[GOAL] Go through the listing and pick out each line with the word "this" in it.

[STORED DATA]
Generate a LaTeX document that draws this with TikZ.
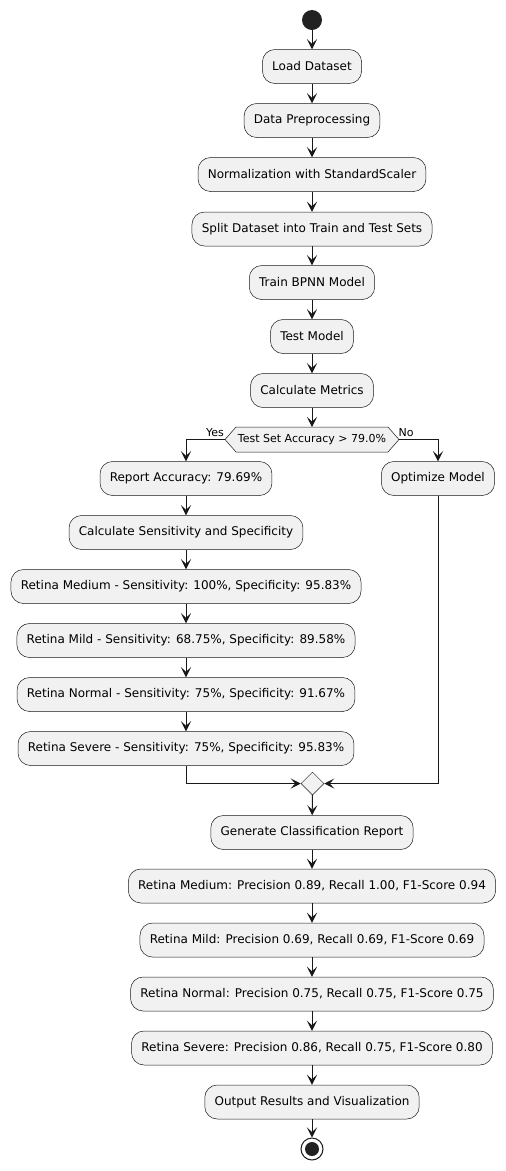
\documentclass[tikz,border=0pt]{standalone}
\usepackage{fontspec}
\setmainfont{DejaVu Sans}
\usetikzlibrary{arrows.meta,shapes.geometric,calc}
\definecolor{boxfill}{HTML}{F1F1F1}
\definecolor{ink}{HTML}{181818}
\definecolor{dot}{HTML}{222222}
\begin{document}
\begin{tikzpicture}[x=1pt,y=-1pt,
  act/.style={draw=ink,line width=0.5pt,fill=boxfill,rounded corners=12.5pt,
    minimum height=34pt,inner xsep=9.8pt,inner ysep=0pt,font=\fontsize{12}{14}\selectfont},
  flow/.style={draw=ink,line width=1pt,-{Stealth[length=10pt,width=10pt,inset=4.5pt]}},
  lbl/.style={font=\fontsize{11}{13}\selectfont,inner sep=0pt}]
\useasboundingbox (0,0) rectangle (506,1171);
% start
\node[circle,fill=dot,minimum size=20pt,inner sep=0pt] (start) at (312,20) {};
\node[act] (load) at (312,66.5) {Load Dataset};
\node[act] (prep) at (312,120.5) {Data Preprocessing};
\node[act] (norm) at (312,174.5) {Normalization with StandardScaler};
\node[act] (split) at (312,229) {Split Dataset into Train and Test Sets};
\node[act] (train) at (312,282.5) {Train BPNN Model};
\node[act] (test) at (312,336.5) {Test Model};
\node[act] (metr) at (312,390.5) {Calculate Metrics};
% decision
\coordinate (decL) at (225,439.5);
\coordinate (decR) at (399,439.5);
\filldraw[draw=ink,line width=0.5pt,fill=boxfill] (decL) -- (236,427) -- (388,427) -- (decR) -- (388,452) -- (236,452) -- cycle;
\node[lbl] (dec) at (312,439.5) {Test Set Accuracy > 79.0\%};
\node[lbl] (yes) at (215,433) {Yes};
\node[lbl] (no) at (406,433) {No};
% left branch
\node[act] (rep) at (186,478.5) {Report Accuracy: 79.69\%};
\node[act] (sens) at (186,532.5) {Calculate Sensitivity and Specificity};
\node[act] (smed) at (186,586.5) {Retina Medium - Sensitivity: 100\%, Specificity: 95.83\%};
\node[act] (smild) at (186,640.5) {Retina Mild - Sensitivity: 68.75\%, Specificity: 89.58\%};
\node[act] (snorm) at (186,694.5) {Retina Normal - Sensitivity: 75\%, Specificity: 91.67\%};
\node[act] (ssev) at (186,748.5) {Retina Severe - Sensitivity: 75\%, Specificity: 95.83\%};
% right branch
\node[act] (opt) at (438,478.5) {Optimize Model};
% merge
\node[diamond,draw=ink,line width=0.5pt,fill=boxfill,minimum width=23pt,minimum height=23pt,inner sep=0pt] (merge) at (312.5,783.5) {};
\node[act] (gen) at (312,832.5) {Generate Classification Report};
\node[act] (pmed) at (312,886) {Retina Medium: Precision 0.89, Recall 1.00, F1-Score 0.94};
\node[act] (pmild) at (312,940) {Retina Mild: Precision 0.69, Recall 0.69, F1-Score 0.69};
\node[act] (pnorm) at (312,994) {Retina Normal: Precision 0.75, Recall 0.75, F1-Score 0.75};
\node[act] (psev) at (312,1048) {Retina Severe: Precision 0.86, Recall 0.75, F1-Score 0.80};
\node[act] (out) at (312,1102) {Output Results and Visualization};
\node[circle,draw=ink,line width=1pt,fill=white,minimum size=22pt,inner sep=0pt] (stop) at (312,1149) {};
\node[circle,fill=dot,minimum size=14pt,inner sep=0pt] (stopdot) at (312,1149) {};
% connectors
\draw[flow] (start) -- (load);
\draw[flow] (load) -- (prep);
\draw[flow] (prep) -- (norm);
\draw[flow] (norm) -- (split);
\draw[flow] (split) -- (train);
\draw[flow] (train) -- (test);
\draw[flow] (test) -- (metr);
\draw[flow] (metr) -- (312,427);
\draw[flow] (decL) -| (rep.north);
\draw[flow] (decR) -| (opt.north);
\draw[flow] (rep) -- (sens);
\draw[flow] (sens) -- (smed);
\draw[flow] (smed) -- (smild);
\draw[flow] (smild) -- (snorm);
\draw[flow] (snorm) -- (ssev);
\draw[flow] (ssev.south) |- (merge.west);
\draw[flow] (opt.south) |- (merge.east);
\draw[flow] (merge) -- (gen);
\draw[flow] (gen) -- (pmed);
\draw[flow] (pmed) -- (pmild);
\draw[flow] (pmild) -- (pnorm);
\draw[flow] (pnorm) -- (psev);
\draw[flow] (psev) -- (out);
\draw[flow] (out) -- (stop);
\end{tikzpicture}
\end{document}
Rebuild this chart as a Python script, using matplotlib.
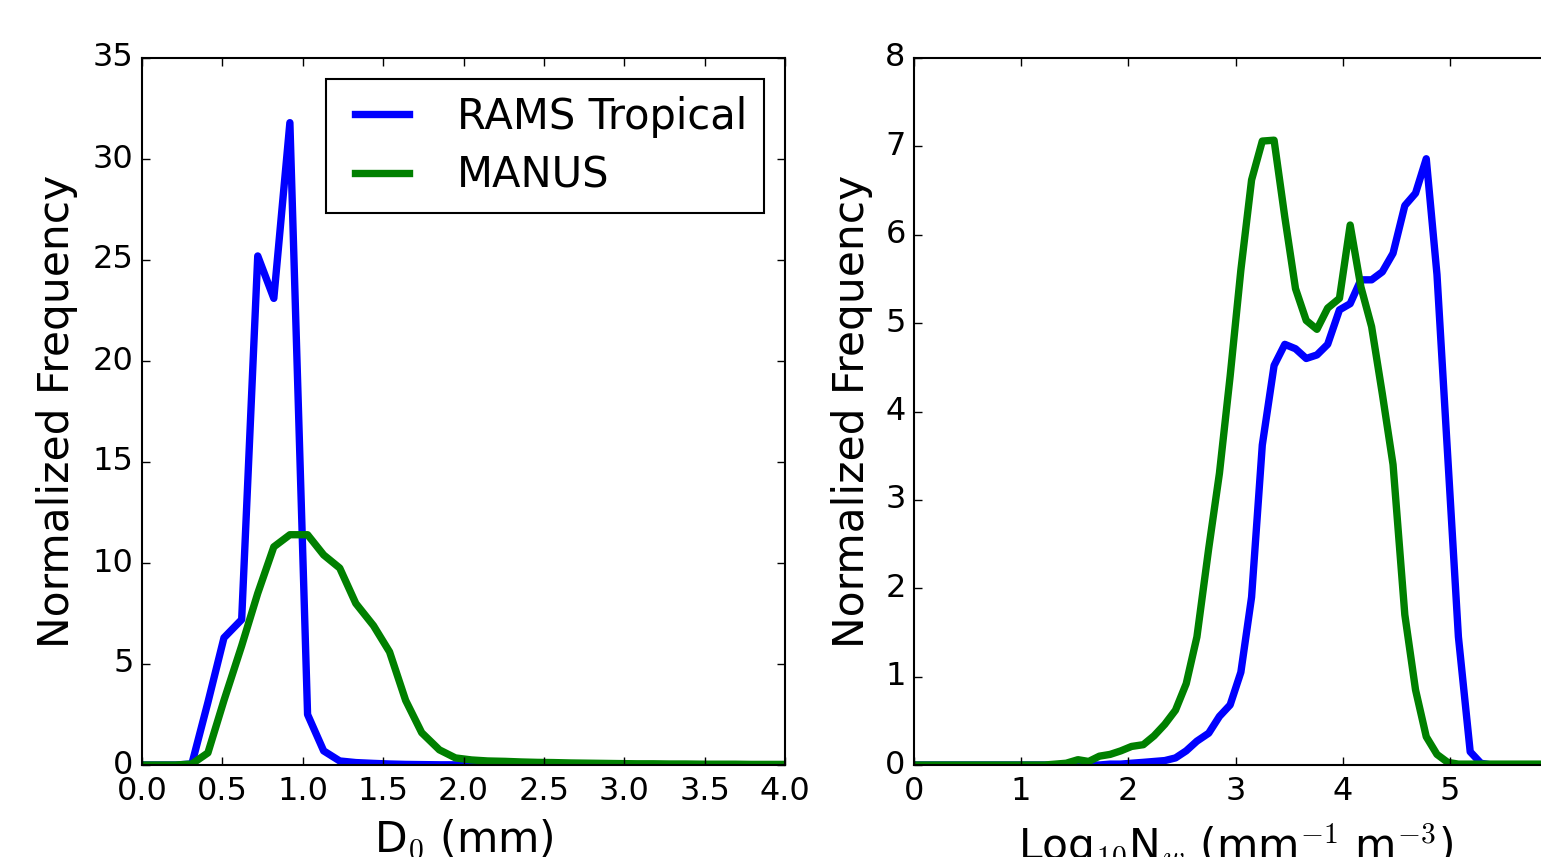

[SOLUTION]
Generate a LaTeX document that draws this with TikZ.
Rebuild this chart as a Python script, using matplotlib.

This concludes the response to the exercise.